Sejak kapan memori masa lalu bisa begitu kuat memanggil? Bagi saya, jawabannya adalah saat menonton film *Mission Impossible* bulan lalu, yang tiba-tiba membangkitkan kerinduan akan nuansa nu metal era 2000-an, khususnya lagu-lagu awal dari Limp Bizkit.
Di antara banyak *soundtrack* film *Mission Impossible* yang berkesan, “Take a Look Around” dari Limp Bizkit memiliki tempat istimewa di hati saya. Berbeda dengan “Dreams” oleh The Cranberries yang sudah dirilis sebelum film *Mission Impossible* pertama dan juga muncul di *You’ve Got Mail*, “Take a Look Around” dirancang khusus sebagai lagu tema untuk *Mission Impossible II*. Kekhasannya terletak pada integrasi melodi ikonik serial *Mission Impossible* karya Lalo Schifrin. Meskipun liriknya sering dianggap kasar, *riff* gitar dalam lagu ini begitu mudah melekat dan vokal Fred Durst berhasil menyatukan sisi melodis dan gahar secara sempurna.
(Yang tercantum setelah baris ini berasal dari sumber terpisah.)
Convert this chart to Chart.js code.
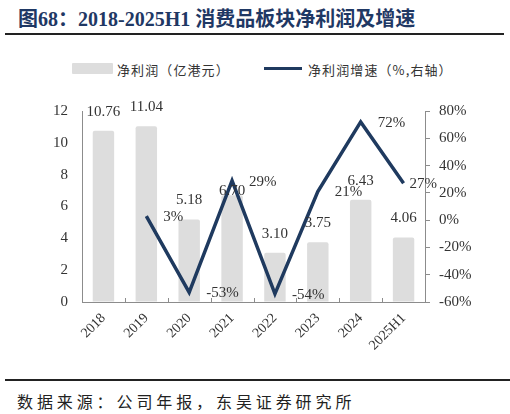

Limp Bizkit adalah salah satu pilar yang mewarnai masa kecil saya, terutama di era keemasan *nu metal*. Ada masa di mana saya begitu menggemari mereka, mengoleksi album, bahkan mencari majalah khusus yang membahas band-band *nu metal* seperti Limp Bizkit, Korn, dan Slipknot. Meski kemudian preferensi musik saya lebih condong ke Slipknot, Limp Bizkit tetap memiliki posisi penting dalam memori musikal saya.
Di luar “Take a Look Around” dan “Nookie”, “Break Stuff” menjadi lagu Limp Bizkit lain yang tak pernah absen dari daftar putar saya. Terkadang, lagu ini bahkan muncul sebagai *prelude* sebelum intro “Take a Look Around” mengalun. Bisa dibilang, “Break Stuff” adalah favorit pribadi saya dari diskografi mereka. Kejutan menyenangkan datang saat menyaksikan I Prevail, band pembuka konser Bring Me The Horizon, yang membawakan *cover* “Break Stuff”. Musiknya yang dinamis dan *riff* gitar yang seru memang selalu berhasil menarik perhatian, meskipun saya akui liriknya terbilang cukup provokatif.
Terlepas dari berbagai kritik dan kebencian yang mungkin Limp Bizkit terima di negara asalnya, apresiasi saya terhadap mereka tak pernah pudar. Sayang sekali, kesempatan menonton konser mereka di Bali terlewatkan. Namun, ada satu sosok yang paling saya kagumi dari band ini: Wes Borland, sang gitaris brilian. Dialah arsitek di balik *riff-riff* memukau yang menjadi ciri khas Limp Bizkit.
Sama seperti para personel Slipknot, Wes Borland dikenal dengan citra panggungnya yang eksentrik. Ia sering tampil dengan topeng atau riasan wajah yang unik, menciptakan penampilan yang aneh sekaligus memukau. Menariknya, di balik semua dandanan panggung yang mencolok itu, ia adalah sosok yang terlihat kalem dan biasa saja dalam kesehariannya.
Meski namanya mungkin kurang populer dibandingkan gitaris ikonik dari Slipknot, Korn, atau Metallica, Wes Borland adalah gitaris yang sering kali *underrated*. Permainan gitarnya sangat lincah, dengan kemampuan jenius dalam merangkai nada-nada yang mudah dicerna namun tetap inovatif. Bakatnya bahkan diakui hingga ke ranah kultur pop dan game, termasuk referensinya dalam dunia *League of Legends*.
Menyaksikan setiap penampilan Wes Borland, baik bersama Limp Bizkit maupun proyek solonya, selalu menjadi pengalaman yang menarik. Dari penampilannya yang terus berubah hingga permainan gitarnya yang jenius, ia adalah sebuah anomali yang patut diapresiasi. Untuk benar-benar memahami kehebatannya, saya sangat merekomendasikan untuk mendengarkan kembali *riff* gitarnya yang ikonik dalam lagu “Break Stuff”.